Anche in Europa tale linea di tendenza appare del resto chiara. Si può
anzitutto guardare alla parabola politica di Bayrou in Francia, che aveva
incarnato il progetto centrista, ma è praticamente scomparso. Nelle elezioni
legislative del 2012 non è stato neppure rieletto deputato. Nelle elezioni
presidenziali ha ottenuto la metà dei voti del 2007, piazzandosi quinto, dopo
Hollande e Sarkozy e i due candidati estremisti, Marine Le Pen e Mélenchon.

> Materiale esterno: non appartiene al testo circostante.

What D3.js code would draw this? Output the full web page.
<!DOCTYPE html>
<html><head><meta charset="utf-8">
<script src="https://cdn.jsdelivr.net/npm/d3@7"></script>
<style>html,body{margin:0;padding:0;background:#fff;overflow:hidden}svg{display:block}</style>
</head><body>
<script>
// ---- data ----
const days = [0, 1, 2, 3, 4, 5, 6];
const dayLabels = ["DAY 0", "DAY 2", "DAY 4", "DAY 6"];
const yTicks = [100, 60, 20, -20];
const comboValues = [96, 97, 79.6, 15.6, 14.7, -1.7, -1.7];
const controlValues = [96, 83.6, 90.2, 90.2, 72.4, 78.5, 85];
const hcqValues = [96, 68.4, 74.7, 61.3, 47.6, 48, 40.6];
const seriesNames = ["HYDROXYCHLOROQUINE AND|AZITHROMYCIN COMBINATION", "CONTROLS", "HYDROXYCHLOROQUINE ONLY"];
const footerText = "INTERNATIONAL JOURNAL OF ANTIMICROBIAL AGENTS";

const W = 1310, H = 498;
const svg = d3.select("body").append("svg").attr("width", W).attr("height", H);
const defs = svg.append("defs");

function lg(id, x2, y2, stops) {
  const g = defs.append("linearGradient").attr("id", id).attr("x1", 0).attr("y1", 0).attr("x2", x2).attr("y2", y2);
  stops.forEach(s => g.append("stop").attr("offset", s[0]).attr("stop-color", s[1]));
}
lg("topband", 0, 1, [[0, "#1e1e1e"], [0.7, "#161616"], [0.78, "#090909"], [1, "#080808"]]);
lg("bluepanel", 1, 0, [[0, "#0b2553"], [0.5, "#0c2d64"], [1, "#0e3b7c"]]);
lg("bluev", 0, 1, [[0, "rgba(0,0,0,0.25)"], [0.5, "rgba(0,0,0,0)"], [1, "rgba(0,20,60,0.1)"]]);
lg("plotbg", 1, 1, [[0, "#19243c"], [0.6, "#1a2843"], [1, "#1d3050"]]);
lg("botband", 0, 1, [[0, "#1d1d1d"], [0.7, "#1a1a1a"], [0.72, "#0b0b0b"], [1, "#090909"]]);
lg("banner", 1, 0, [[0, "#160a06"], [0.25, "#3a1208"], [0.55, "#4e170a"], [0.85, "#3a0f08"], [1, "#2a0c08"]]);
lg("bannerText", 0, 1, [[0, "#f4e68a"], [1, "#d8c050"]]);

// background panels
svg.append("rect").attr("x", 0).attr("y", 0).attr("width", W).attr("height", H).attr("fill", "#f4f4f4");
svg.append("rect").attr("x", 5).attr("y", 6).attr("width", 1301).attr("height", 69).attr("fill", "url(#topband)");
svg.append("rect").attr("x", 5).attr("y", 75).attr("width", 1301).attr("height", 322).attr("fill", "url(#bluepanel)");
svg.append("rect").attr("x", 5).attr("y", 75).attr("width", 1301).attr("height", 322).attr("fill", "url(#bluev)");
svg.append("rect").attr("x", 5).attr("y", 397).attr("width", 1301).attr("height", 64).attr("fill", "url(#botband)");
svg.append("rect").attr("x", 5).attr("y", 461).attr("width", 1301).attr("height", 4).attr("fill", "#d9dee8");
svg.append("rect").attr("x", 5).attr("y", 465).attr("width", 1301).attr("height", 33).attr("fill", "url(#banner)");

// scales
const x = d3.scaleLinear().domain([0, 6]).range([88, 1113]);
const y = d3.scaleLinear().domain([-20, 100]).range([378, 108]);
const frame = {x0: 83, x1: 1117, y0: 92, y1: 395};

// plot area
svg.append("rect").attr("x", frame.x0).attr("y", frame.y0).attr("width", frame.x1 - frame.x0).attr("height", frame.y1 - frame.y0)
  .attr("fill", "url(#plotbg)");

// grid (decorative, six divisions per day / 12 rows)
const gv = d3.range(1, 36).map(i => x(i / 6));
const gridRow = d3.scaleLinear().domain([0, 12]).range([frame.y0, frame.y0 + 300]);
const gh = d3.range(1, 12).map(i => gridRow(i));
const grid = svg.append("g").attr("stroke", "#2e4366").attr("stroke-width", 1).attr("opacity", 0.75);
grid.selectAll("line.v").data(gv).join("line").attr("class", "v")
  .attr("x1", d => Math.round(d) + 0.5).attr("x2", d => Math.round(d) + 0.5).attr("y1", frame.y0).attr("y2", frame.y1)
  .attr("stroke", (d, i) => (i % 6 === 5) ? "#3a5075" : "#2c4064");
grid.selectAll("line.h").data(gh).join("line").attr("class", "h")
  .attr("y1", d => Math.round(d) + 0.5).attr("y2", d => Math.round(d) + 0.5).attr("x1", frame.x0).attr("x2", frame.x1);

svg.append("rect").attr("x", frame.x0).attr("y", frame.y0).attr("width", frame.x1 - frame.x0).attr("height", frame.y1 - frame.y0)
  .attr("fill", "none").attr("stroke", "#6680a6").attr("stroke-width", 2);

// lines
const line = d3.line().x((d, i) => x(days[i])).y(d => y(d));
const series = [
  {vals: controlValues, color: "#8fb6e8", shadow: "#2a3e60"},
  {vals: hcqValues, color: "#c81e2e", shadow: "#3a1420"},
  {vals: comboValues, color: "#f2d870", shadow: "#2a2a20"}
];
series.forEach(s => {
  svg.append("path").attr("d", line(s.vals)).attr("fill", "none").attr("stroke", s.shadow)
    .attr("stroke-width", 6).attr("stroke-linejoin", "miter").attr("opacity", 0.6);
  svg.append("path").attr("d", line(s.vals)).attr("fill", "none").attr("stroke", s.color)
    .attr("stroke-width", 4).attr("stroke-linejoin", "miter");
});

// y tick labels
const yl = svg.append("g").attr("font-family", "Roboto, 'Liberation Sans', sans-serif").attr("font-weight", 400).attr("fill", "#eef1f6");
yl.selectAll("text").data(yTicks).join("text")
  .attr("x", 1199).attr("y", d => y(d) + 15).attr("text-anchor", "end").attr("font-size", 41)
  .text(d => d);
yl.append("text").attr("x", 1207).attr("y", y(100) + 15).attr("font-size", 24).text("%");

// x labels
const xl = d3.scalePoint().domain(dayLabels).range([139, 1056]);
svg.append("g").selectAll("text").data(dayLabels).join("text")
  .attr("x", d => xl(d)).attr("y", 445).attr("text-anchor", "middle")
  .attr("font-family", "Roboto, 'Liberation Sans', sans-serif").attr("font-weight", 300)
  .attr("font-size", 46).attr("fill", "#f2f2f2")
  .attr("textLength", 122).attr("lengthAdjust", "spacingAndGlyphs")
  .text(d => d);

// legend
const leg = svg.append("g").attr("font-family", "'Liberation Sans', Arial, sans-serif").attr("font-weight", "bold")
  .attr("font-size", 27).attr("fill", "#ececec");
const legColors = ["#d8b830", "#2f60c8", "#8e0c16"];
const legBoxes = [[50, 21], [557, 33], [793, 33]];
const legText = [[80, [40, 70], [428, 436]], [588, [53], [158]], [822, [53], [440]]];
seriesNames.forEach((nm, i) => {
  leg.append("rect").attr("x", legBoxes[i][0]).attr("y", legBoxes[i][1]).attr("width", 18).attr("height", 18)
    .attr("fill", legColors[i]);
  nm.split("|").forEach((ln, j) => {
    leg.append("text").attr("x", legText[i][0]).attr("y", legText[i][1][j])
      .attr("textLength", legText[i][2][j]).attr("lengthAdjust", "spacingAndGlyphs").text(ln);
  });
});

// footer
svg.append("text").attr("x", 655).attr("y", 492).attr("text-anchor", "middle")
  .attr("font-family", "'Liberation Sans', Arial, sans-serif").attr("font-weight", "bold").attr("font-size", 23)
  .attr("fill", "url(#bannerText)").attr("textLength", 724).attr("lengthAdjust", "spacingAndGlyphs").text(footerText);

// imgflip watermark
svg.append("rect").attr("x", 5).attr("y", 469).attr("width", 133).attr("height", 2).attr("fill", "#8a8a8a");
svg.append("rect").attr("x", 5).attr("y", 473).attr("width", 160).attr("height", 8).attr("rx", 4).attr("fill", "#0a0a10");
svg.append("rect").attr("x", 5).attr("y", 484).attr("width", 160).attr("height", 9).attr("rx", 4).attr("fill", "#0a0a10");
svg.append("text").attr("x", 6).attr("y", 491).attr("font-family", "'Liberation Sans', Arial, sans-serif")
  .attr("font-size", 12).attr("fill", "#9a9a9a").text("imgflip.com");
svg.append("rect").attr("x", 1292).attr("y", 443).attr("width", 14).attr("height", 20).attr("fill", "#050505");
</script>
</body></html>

In Gran Bretagna, la radicalizzazione dei Tory (incalzati dalla
formazione euroscettica e xenofoba dell’UK Indipendence Party) sta creando seri
problemi ai liberaldemocratici, già ridimensionati da una non esaltante
esperienza di governo assieme ai conservatori. Nel maggio 2011, la sconfitta alle
elezioni amministrative e l’ancor più bruciante sconfitta nel contestuale
referendum sulla riforma del sistema elettorale (due terzi degli inglesi hanno
votato per mantenere il maggioritario del ‘first past the post’) hanno
praticamente cancellato le speranze sorte con il grande successo elettorale dei
liberali nelle elezioni del 2010. Tutte
le successive tornate di elezioni locali si sono concluse in modo disastroso
per i lib-dem, il cui crollo nelle prossime lezioni del 2015 è annunciato.

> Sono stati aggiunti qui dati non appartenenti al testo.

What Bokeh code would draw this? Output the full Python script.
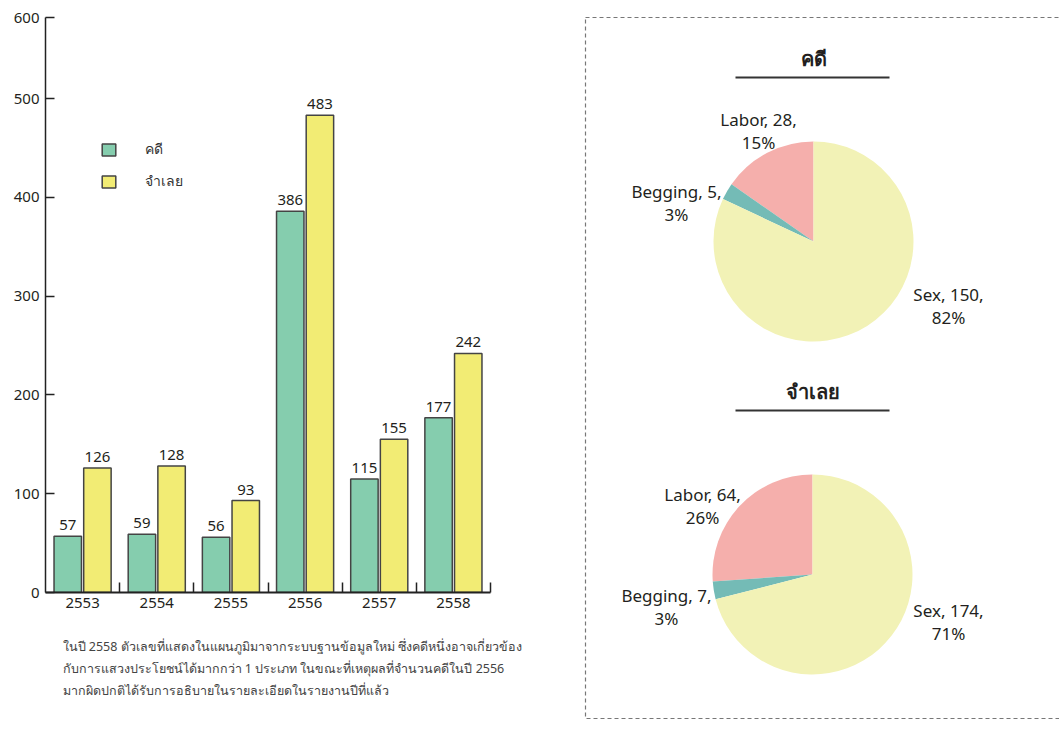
import math
from bokeh.plotting import figure
from bokeh.layouts import row, column
from bokeh.models import (Range1d, FixedTicker, Legend, LegendItem)
from bokeh.core.properties import value
from bokeh.embed import file_html
from bokeh.resources import INLINE

# ---------------- data ----------------
years = ["2553", "2554", "2555", "2556", "2557", "2558"]
cases = [57, 59, 56, 386, 115, 177]          # คดี
defendants = [126, 128, 93, 483, 155, 242]   # จำเลย
series_names = ["คดี", "จำเลย"]
y_ticks = [0, 100, 200, 300, 400, 500]
y_top_label = "600"

pie_categories = ["Labor", "Begging", "Sex"]
pie_cases = [28, 5, 150]
pie_defendants = [64, 7, 174]
pie_titles = ["คดี", "จำเลย"]

note_lines = [
    "ในปี 2558 ตัวเลขที่แสดงในแผนภูมิมาจากระบบฐานข้อมูลใหม่ ซึ่งคดีหนึ่งอาจเกี่ยวข้อง",
    "กับการแสวงประโยชน์ได้มากกว่า 1 ประเภท ในขณะที่เหตุผลที่จำนวนคดีในปี 2556",
    "มากผิดปกติได้รับการอธิบายในรายละเอียดในรายงานปีที่แล้ว",
]

# ---------------- styles ----------------
FONT = "Noto Sans"
TXT = "#231f20"
GREEN = "#85cdae"
YELLOW = "#f2ec74"
PIE_COLORS = ["#f5afac", "#74bbb6", "#f2f2b6"]
Y_AXIS_TOP = 582   # the drawn axis stops a little short of 600, where its top label sits


def blank(fig):
    fig.axis.visible = False
    fig.grid.visible = False
    fig.outline_line_color = None
    fig.background_fill_color = "white"
    fig.border_fill_color = "white"
    try:
        fig.frame_align = False
    except Exception:
        pass


# ---------------- bar chart ----------------
p1 = figure(width=578, height=620, output_backend="svg", toolbar_location=None,
            x_range=Range1d(0, 6), y_range=Range1d(0, Y_AXIS_TOP),
            min_border_left=45, min_border_right=88, min_border_top=17, min_border_bottom=28)
p1.outline_line_color = None
p1.grid.visible = False
p1.background_fill_color = "white"
p1.border_fill_color = "white"
try:
    p1.frame_align = False
except Exception:
    pass

n = len(years)
off = 0.2
bw = 0.37
xg = [i + 0.5 - off for i in range(n)]
xy = [i + 0.5 + off for i in range(n)]
rg = p1.vbar(x=xg, top=cases, width=bw, fill_color=GREEN, line_color="#444444", line_width=1.5)
ry = p1.vbar(x=xy, top=defendants, width=bw, fill_color=YELLOW, line_color="#444444", line_width=1.5)

p1.text(x=xg, y=cases, text=[str(v) for v in cases], text_align="center", text_baseline="bottom",
        y_offset=-6, text_font=value(FONT), text_font_size="15px", text_color=TXT)
p1.text(x=xy, y=defendants, text=[str(v) for v in defendants], text_align="center", text_baseline="bottom",
        y_offset=-6, text_font=value(FONT), text_font_size="15px", text_color=TXT)

xa = p1.xaxis[0]
xa.ticker = FixedTicker(ticks=[i + 0.5 for i in range(n)], minor_ticks=[i + 1 for i in range(n)])
xa.major_label_overrides = {i + 0.5: years[i] for i in range(n)}
xa.major_tick_in = 0
xa.major_tick_out = 0
xa.minor_tick_in = 10
xa.minor_tick_out = 0
xa.minor_tick_line_color = "#222222"
xa.minor_tick_line_width = 1.5
xa.axis_line_color = "#222222"
xa.axis_line_width = 2
xa.major_label_text_font = FONT
xa.major_label_text_font_size = "15px"
xa.major_label_text_color = TXT
xa.major_label_standoff = 5

ya = p1.yaxis[0]
ya.ticker = FixedTicker(ticks=y_ticks + [Y_AXIS_TOP], minor_ticks=[])
ya.major_label_overrides = {Y_AXIS_TOP: y_top_label}
ya.major_tick_in = 9
ya.major_tick_out = 0
ya.major_tick_line_color = "#222222"
ya.major_tick_line_width = 1.5
ya.axis_line_color = "#222222"
ya.axis_line_width = 1.5
ya.major_label_text_font = FONT
ya.major_label_text_font_size = "15px"
ya.major_label_text_color = TXT
ya.major_label_standoff = 6

legend = Legend(items=[LegendItem(label=series_names[0], renderers=[rg]),
                       LegendItem(label=series_names[1], renderers=[ry])],
                location=(55, 400), glyph_width=17, glyph_height=15, label_standoff=28,
                spacing=10, padding=0, margin=0, border_line_color=None,
                background_fill_alpha=0, label_text_font=FONT, label_text_font_size="14px",
                label_text_color="#333333", label_height=20)
p1.add_layout(legend)

# ---------------- note below the bar chart ----------------
p3 = figure(width=578, height=110, output_backend="svg", toolbar_location=None,
            x_range=Range1d(0, 578), y_range=Range1d(0, 110), min_border=0)
blank(p3)
note_x = 62
note_y0 = 84
note_step = 22
p3.text(x=[note_x] * len(note_lines), y=[note_y0 - i * note_step for i in range(len(note_lines))],
        text=note_lines, text_align="left", text_baseline="middle",
        text_font=value(FONT), text_font_size="12.5px", text_color="#444444")

# ---------------- pies ----------------
W2, H2 = 481, 730
p2 = figure(width=W2, height=H2, output_backend="svg", toolbar_location=None,
            x_range=Range1d(0, W2), y_range=Range1d(0, H2), min_border=0)
blank(p2)

# dashed frame (extends past right edge)
p2.quad(left=7, right=520, bottom=12, top=713, fill_color=None, line_color="#777777",
        line_width=1.2, line_dash="4 3")

pie_centers = [(235, 489), (234, 156)]
pie_radius = 100
title_dy = 183
underline_dy = 164
label_offsets = [
    [(-55, 111), (-137, 39), (135, -64)],
    [(-110, 69), (-146, -32), (136, -47)],
]

for k, vals in enumerate([pie_cases, pie_defendants]):
    cx, cy = pie_centers[k]
    total = sum(vals)
    starts, ends = [], []
    a = math.pi / 2
    for v in vals:
        starts.append(a)
        a += 2 * math.pi * v / total
        ends.append(a)
    p2.wedge(x=cx, y=cy, radius=pie_radius, start_angle=starts, end_angle=ends,
             fill_color=PIE_COLORS, line_color=None)
    labels = [f"{c}, {v},\n{round(100 * v / total)}%" for c, v in zip(pie_categories, vals)]
    lx = [cx + dx for dx, dy in label_offsets[k]]
    ly = [cy + dy for dx, dy in label_offsets[k]]
    p2.text(x=lx, y=ly, text=labels, text_align="center", text_baseline="middle",
            text_font=value(FONT), text_font_size="17px", text_color=TXT, text_line_height=1.0)
    p2.text(x=[cx], y=[cy + title_dy], text=[pie_titles[k]], text_align="center",
            text_baseline="middle", text_font=value(FONT), text_font_size="20px",
            text_font_style="bold", text_color=TXT)
    p2.segment(x0=[157], x1=[311], y0=[cy + underline_dy], y1=[cy + underline_dy],
               line_color="#333333", line_width=2)

layout = row(column(p1, p3, spacing=0), p2, spacing=0)
open("out.html", "w").write(file_html(layout, INLINE))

Complessivamente, la tendenza alla polarizzazione appare un fenomeni
radicato e di non facile assorbimento nelle democrazie occidentali. I progetti
‘centristi’, volti ad arginarla, risultano deboli e inefficaci. Sul piano
politico, una delle possibili soluzioni è la ricerca di grandi coalizioni, in
cui la necessaria coesistenza dei partiti principali depotenzi gli estremisti,
favorendo una convergenza verso soluzioni di compromesso: è questa la tendenza
prevalente nella democrazia tedesca, ove la Grosse Koalition
è l’ipotesi più probabile dopo le elezioni del settembre 2013. Il governo
‘tecnico’, basato su una maggioranza trasversale, è naturalmente un’altra
opzione, ma appare legato a soluzioni d’emergenza, come in Italia dopo le
dimissioni di Berlusconi, nel novembre 2011.

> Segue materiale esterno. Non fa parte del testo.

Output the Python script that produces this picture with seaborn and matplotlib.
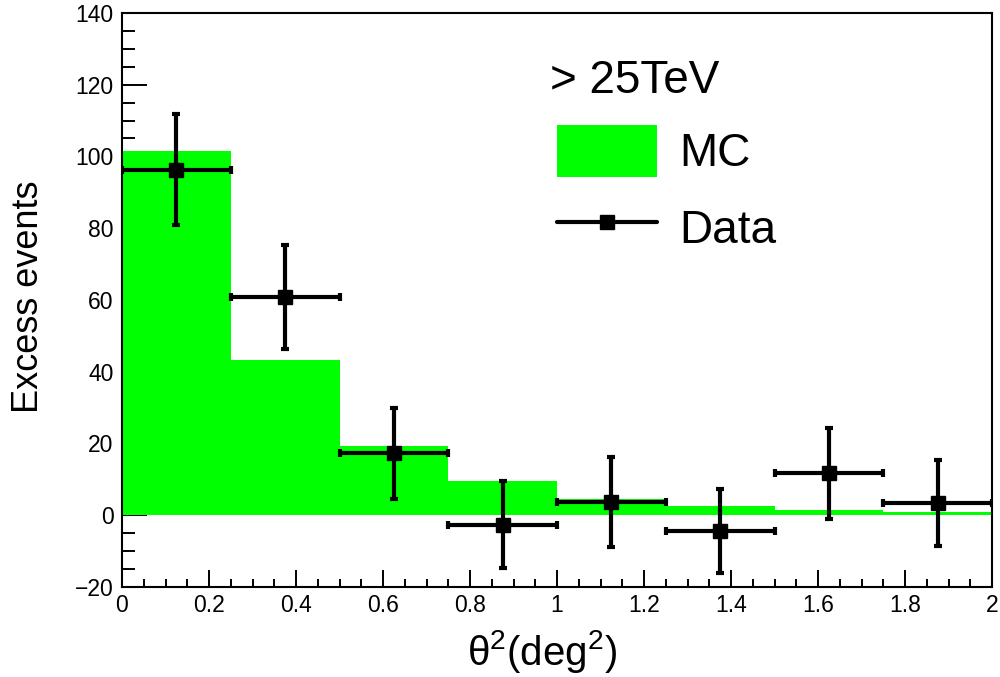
import numpy as np
import matplotlib
matplotlib.use("Agg")
import matplotlib.pyplot as plt
from matplotlib.ticker import MultipleLocator, FixedLocator
from matplotlib.patches import Patch
from matplotlib.lines import Line2D
import seaborn as sns

# ── data ─────────────────────────────────────────────────
bin_edges = [0.0, 0.25, 0.5, 0.75, 1.0, 1.25, 1.5, 1.75, 2.0]
mc_counts = [101.5, 43.3, 19.4, 9.5, 4.6, 2.5, 1.4, 0.9]
data_counts = [96.3, 60.9, 17.2, -2.6, 3.7, -4.4, 11.7, 3.4]
data_errors = [15.5, 14.5, 12.7, 12.0, 12.5, 11.6, 12.7, 12.0]
x_ticks = [0, 0.2, 0.4, 0.6, 0.8, 1.0, 1.2, 1.4, 1.6, 1.8, 2.0]
x_ticklabels = ["0", "0.2", "0.4", "0.6", "0.8", "1", "1.2", "1.4", "1.6", "1.8", "2"]
y_ticks = [-20, 0, 20, 40, 60, 80, 100, 120, 140]

edges = np.array(bin_edges)
centers = (edges[:-1] + edges[1:]) / 2
half_w = np.diff(edges) / 2

sns.set_style("white")
plt.rcParams["font.family"] = ["Liberation Sans", "DejaVu Sans"]
plt.rcParams["mathtext.fontset"] = "custom"
plt.rcParams["mathtext.rm"] = "Liberation Sans"
plt.rcParams["mathtext.it"] = "Liberation Sans:italic"
plt.rcParams["text.color"] = "black"
plt.rcParams["axes.labelcolor"] = "black"

GREEN = "#00ff00"

fig = plt.figure(figsize=(10, 6.77), dpi=100)
ax = fig.add_axes([0.122, 0.133, 0.870, 0.848])

# MC histogram
sns.histplot(x=centers, weights=mc_counts, bins=bin_edges, element="step",
             fill=True, color=GREEN, alpha=1, linewidth=0, ax=ax, zorder=1)

# data points
ax.errorbar(centers, data_counts, xerr=half_w, yerr=data_errors, fmt="s",
            color="black", ms=9.5, elinewidth=3, capsize=3, capthick=3, zorder=3)

ax.set_xlim(0, 2)
ax.set_ylim(-20, 140)
ax.xaxis.set_major_locator(FixedLocator(x_ticks))
ax.set_xticklabels(x_ticklabels)
ax.xaxis.set_minor_locator(MultipleLocator(0.05))
ax.yaxis.set_major_locator(FixedLocator(y_ticks))
ax.yaxis.set_minor_locator(MultipleLocator(5))

ax.tick_params(axis="both", which="both", direction="in", bottom=True, left=True,
               top=False, right=False, color="black", width=1.4,
               labelsize=16.5, labelcolor="black")
ax.tick_params(axis="y", which="major", length=18, pad=6)
ax.tick_params(axis="y", which="minor", length=9)
ax.tick_params(axis="x", which="major", length=12, pad=5)
ax.tick_params(axis="x", which="minor", length=5.5)
for sp in ax.spines.values():
    sp.set_linewidth(1.5)
    sp.set_color("black")
    sp.set_visible(True)

ax.set_xlabel(r"θ$^{2}$(deg$^{2}$)", fontsize=29)
ax.set_ylabel("Excess events", fontsize=26)
ax.xaxis.set_label_coords(0.483, -0.071)
ax.yaxis.set_label_coords(-0.087, 0.505)

# legend
ax.text(0.492, 0.861, "> 25TeV", transform=ax.transAxes, fontsize=33,
        va="baseline", ha="left")
handles = [Patch(facecolor=GREEN, edgecolor="none"),
           Line2D([], [], color="black", lw=3, marker="s", ms=9.5)]
ax.legend(handles, ["MC", "Data"], loc="upper left", bbox_to_anchor=(0.5, 0.805),
          frameon=False, fontsize=33, handlelength=2.18, handleheight=1.36,
          handletextpad=0.48, labelspacing=0.55, borderpad=0, borderaxespad=0)

fig.savefig("out.png", dpi=100)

Per quanto riguarda l’Italia, il cosiddetto bipolarismo ‘muscolare’,
assai stigmatizzato, è certo un fenomeno
legato a specifiche caratteristiche italiane, ma si inquadra in una tendenza
che investe le principali democrazie occidentali. La radicalizzazione della
destra in senso populista potrebbe perciò non essere legata solo a Berlusconi,
e non essere riassorbita dopo di lui.
Tutto ciò induce peraltro a pensare, sul piano puramente analitico, che
il progetto ‘centrista’ di Monti sia destinato ad incontrare difficoltà
considerevoli, al di là del voto del febbraio 2013. Ciò anzitutto a riguardo
dell’ambizione più alta, quella di scomporre i due poli favorendo la
fuoriuscita dei moderati di entrambi. Ma il problema più generale e grave è che
l’ascesa dei populismi rende estremamente difficile governare le democrazie
sulla base di un ragionevole riformismo, sia esso di tipo democratico o
conservatore. Con il rischio di lasciare alla sola tecnocrazia il compito di
opporsi al populismo.
Gianluca Sadun Bordoni
questo post è un contributo utile a chiarire il problema, ma la questione, mi sembra, non è tanto se destra e sinistra siano finite, bensì se debbano finire, e se significhino ancora qualcosa, posto che non c'è più (o non sembra più esserci) uno sfondo ideologico contrappositivo chiaro. Che cosa pensa a questo proposito Sadun Bordoni?